Many of Shakespeare’s plays are based on historical figures – and some are set in mythical or pastoral kingdoms, as well as in Italy.

Rome features in one Shakespeare’s most famous lines, when in Antony and Cleopatra, Antony reassures his lover Cleopatra of his devotion:

Let Rome in Tiber melt, and the wide arch 

Of the rang’d empire fall. Here is my space.

Today we might say something like, “Let the world come crashing down, I will never leave you.”

Fortunately, Rome has not yet melted into the Tiber.

Shakespeare not only based his plays on historical figures, but also on stories passed on by word-of-mouth – in the same way as writers today might look to newspapers or social media for inspiration, or listen to stories in a bar.

In the case of Romeo and Juliet, there are many theories about the source of the story, from  the tale of Pyramus and Thisbe in the poet Ovid’s Metamorphoses, to a story written in 1530 by Italian writer Luigi da Porto, which he called Giuletta e Romeo.

In Verona – where the play is set – it is thought the characters of Romeo Montague and Juliet Capulet are based on the true story of two families who fought for power in Verona at the turn of 13th century – the Montecchi and Cappelletti families.
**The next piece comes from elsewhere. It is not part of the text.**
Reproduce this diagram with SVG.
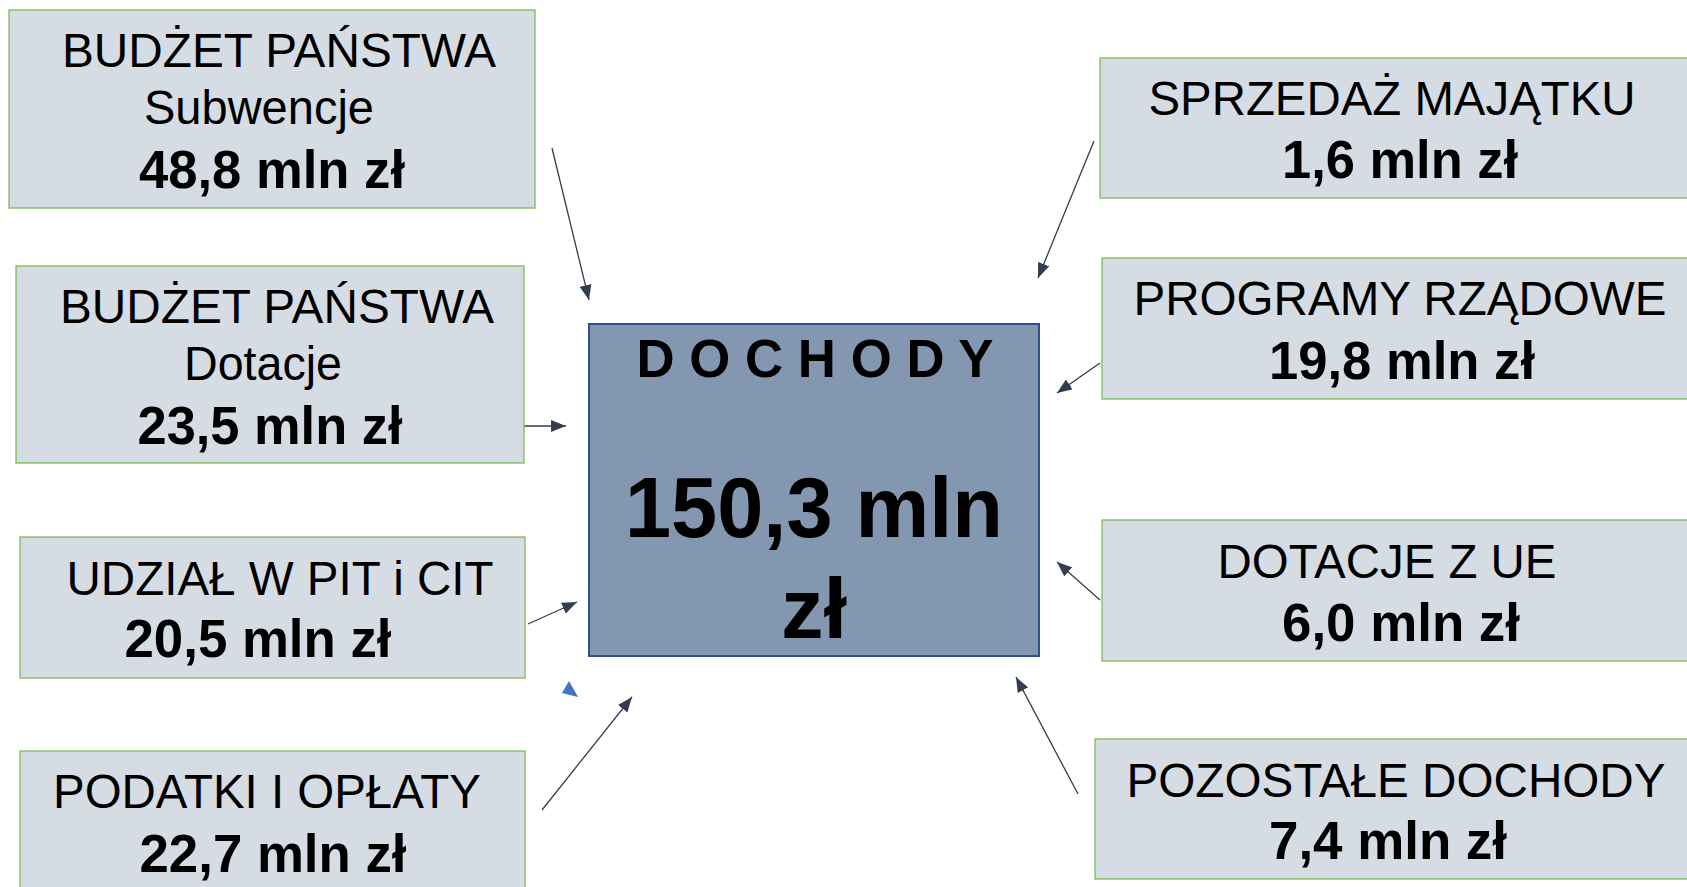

It is said Shakespeare heard the story from a Franciscan friar he encountered in England – the story about the young lovers was true and had been passed down through the centuries in the Franciscan order by the original friar who married the young couple.
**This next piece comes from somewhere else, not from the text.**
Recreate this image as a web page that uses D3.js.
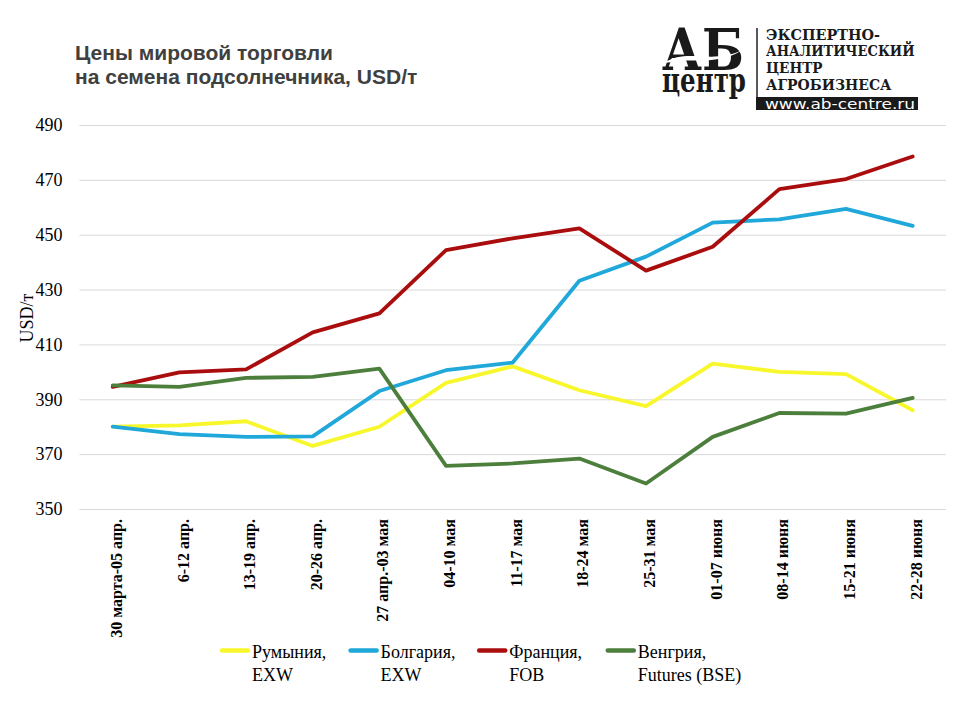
<!DOCTYPE html>
<html>
<head>
<meta charset="utf-8">
<script src="https://cdn.jsdelivr.net/npm/d3@7.9.0/dist/d3.min.js"></script>
<style>
  body { margin: 0; background: #fff; }
  svg { display: block; }
</style>
</head>
<body>
<svg id="chart" width="960" height="720"></svg>
<script>
// weeks on the x axis
const weeks = ['30 марта-05 апр.', '6-12 апр.', '13-19 апр.', '20-26 апр.', '27 апр.-03 мая',
  '04-10 мая', '11-17 мая', '18-24 мая', '25-31 мая', '01-07 июня', '08-14 июня', '15-21 июня', '22-28 июня'];

const romania  = [380, 380.5, 382, 373, 380, 396, 402, 393.3, 387.5, 403, 400, 399.2, 386];
const bulgaria = [380, 377.3, 376.3, 376.5, 393, 400.6, 403.4, 433.2, 442, 454.4, 455.6, 459.4, 453.2];
const france   = [394.5, 399.8, 400.9, 414.4, 421.3, 444.4, 448.7, 452.3, 436.9, 445.6, 466.6, 470.3, 478.5];
const hungary  = [395.1, 394.5, 397.8, 398.2, 401.2, 365.7, 366.6, 368.4, 359.3, 376.3, 385, 384.8, 390.5];

const yTicks = [350, 370, 390, 410, 430, 450, 470, 490];

const series = [
  { name: ['Румыния,', 'EXW'], values: romania, color: '#f7f72b' },
  { name: ['Болгария,', 'EXW'], values: bulgaria, color: '#1fa8d9' },
  { name: ['Франция,', 'FOB'], values: france, color: '#aa0d0d' },
  { name: ['Венгрия,', 'Futures (BSE)'], values: hungary, color: '#4d7f3c' }
];

const svg = d3.select('#chart');
const plotLeft = 79.4, plotRight = 946, plotTop = 125, plotBottom = 509;

let x = d3.scalePoint().domain(weeks).range([plotLeft, plotRight]).padding(0.5);
let y = d3.scaleLinear().domain([350, 490]).range([plotBottom, plotTop]);

// title
svg.append('text')
  .attr('x', 75).attr('y', 60)
  .attr('font-family', 'Liberation Sans, Arial, sans-serif')
  .attr('font-weight', 'bold').attr('font-size', 21).attr('fill', '#404040')
  .selectAll('tspan')
  .data(['Цены мировой торговли', 'на семена подсолнечника, USD/т'])
  .enter().append('tspan')
  .attr('x', 75).attr('dy', (d, i) => i ? 24 : 0)
  .text(d => d);

// grid + y labels
let yAxis = svg.append('g')
  .attr('transform', `translate(${plotLeft},0)`)
  .call(d3.axisLeft(y).tickValues(yTicks).tickSize(-(plotRight - plotLeft)).tickPadding(17).tickFormat(d3.format('d')));
yAxis.select('.domain').remove();
yAxis.selectAll('.tick line').attr('stroke', '#d9d9d9').attr('stroke-width', 1);
yAxis.selectAll('.tick text')
  .attr('font-family', 'Liberation Serif, Times New Roman, serif')
  .attr('font-size', 18).attr('fill', '#000');

svg.append('text')
  .attr('transform', 'translate(33,318) rotate(-90)')
  .attr('text-anchor', 'middle')
  .attr('font-family', 'Liberation Serif, Times New Roman, serif')
  .attr('font-size', 18).attr('fill', '#000')
  .text('USD/т');

// x labels, rotated
let xAxis = svg.append('g')
  .attr('transform', `translate(0,${plotBottom})`)
  .call(d3.axisBottom(x).tickSize(0).tickPadding(0));
xAxis.select('.domain').remove();
xAxis.selectAll('.tick text')
  .attr('font-family', 'Liberation Serif, Times New Roman, serif')
  .attr('font-weight', 'bold').attr('font-size', 16).attr('fill', '#000')
  .attr('text-anchor', 'end')
  .attr('transform', 'translate(3,10) rotate(-90)')
  .attr('x', 0).attr('y', 0).attr('dy', '0.35em');

// lines
let line = d3.line()
  .x((d, i) => x(weeks[i]))
  .y(d => y(d));

svg.append('g').selectAll('path')
  .data(series)
  .enter()
  .append('path')
  .attr('d', d => line(d.values))
  .attr('fill', 'none')
  .attr('stroke', d => d.color)
  .attr('stroke-width', 3.8)
  .attr('stroke-linejoin', 'round')
  .attr('stroke-linecap', 'round');

// legend
let legend = svg.append('g').selectAll('g')
  .data(series)
  .enter()
  .append('g')
  .attr('transform', (d, i) => `translate(${222 + i * 128.6},650.5)`);

legend.append('line')
  .attr('x1', 0).attr('x2', 26)
  .attr('stroke', d => d.color).attr('stroke-width', 4.5).attr('stroke-linecap', 'round');

legend.append('text')
  .attr('font-family', 'Liberation Serif, Times New Roman, serif')
  .attr('font-size', 18).attr('fill', '#000')
  .selectAll('tspan')
  .data(d => d.name)
  .enter().append('tspan')
  .attr('x', 30).attr('y', (d, i) => 7.5 + i * 23)
  .text(d => d);

// logo
let logo = svg.append('g');
logo.append('text')
  .attr('x', 662).attr('y', 70)
  .attr('font-family', 'DejaVu Serif, serif').attr('font-weight', 'bold')
  .attr('font-size', 58).attr('fill', '#1a1a1a')
  .attr('textLength', 82).attr('lengthAdjust', 'spacingAndGlyphs')
  .text('АБ');
logo.append('path')
  .attr('d', 'M664,63 C688,47 712,66 744,49 C722,64 700,59 680,61 Z')
  .attr('fill', '#fff');
logo.append('text')
  .attr('x', 662).attr('y', 92)
  .attr('font-family', 'DejaVu Serif, serif').attr('font-weight', 'bold')
  .attr('font-size', 34).attr('fill', '#1a1a1a')
  .attr('textLength', 84).attr('lengthAdjust', 'spacingAndGlyphs')
  .text('центр');
logo.append('line')
  .attr('x1', 757).attr('x2', 757).attr('y1', 28).attr('y2', 97)
  .attr('stroke', '#222').attr('stroke-width', 1.5);
logo.append('g').selectAll('text')
  .data(['ЭКСПЕРТНО-', 'АНАЛИТИЧЕСКИЙ', 'ЦЕНТР', 'АГРОБИЗНЕСА'])
  .enter().append('text')
  .attr('x', 766).attr('y', (d, i) => [39.5, 55.5, 72.5, 89.5][i])
  .attr('font-family', 'DejaVu Serif, serif').attr('font-weight', 'bold')
  .attr('font-size', 15.5).attr('fill', '#1a1a1a')
  .attr('textLength', d => d.length * 11.5 - 1).attr('lengthAdjust', 'spacingAndGlyphs')
  .text(d => d);
logo.append('rect')
  .attr('x', 756).attr('y', 97).attr('width', 162).attr('height', 13)
  .attr('fill', '#1a1a1a');
logo.append('text')
  .attr('x', 765).attr('y', 109)
  .attr('font-family', 'DejaVu Sans, sans-serif')
  .attr('font-size', 14).attr('fill', '#fff')
  .attr('textLength', 150).attr('lengthAdjust', 'spacingAndGlyphs')
  .text('www.ab-centre.ru');
</script>
</body>
</html>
Tragedy ensued when he went to Mantua to tell Romeo – in exile – to return to Verona to Giulietta (Juliet), who had taken a sleeping potion to mimic death. However, when the friar arrived at the gates of Mantua, he was unable to enter the city because of plague, which occurred in the city in 1301/02. Romeo had heard of the “death” of Juliet and committed suicide, unaware of the plan by the friar to reunite the lovers before Juliet’s family could marry her off elsewhere, unaware she had already married Romeo.  The story is an abiding symbol of young love and the obstacles in this life that true love sometimes faces in the face of family disapproval and social conformity.

Shakespeare’s plays ask questions about all the most important aspects of human life – love, death, power, betrayal, loyalty, family, belief – but perhaps his most famous question is the one we are still asking ourselves 400 hundred years after his death:

To be or not to be?

That is the question.

Happy Birthday to the Bard of Stratford Upon Avon!

…and when he shall die,

Take him and cut him out in little stars

And he will make the face of heaven so fine

That all the world will be in love with night

And pay no worship to the garish sun.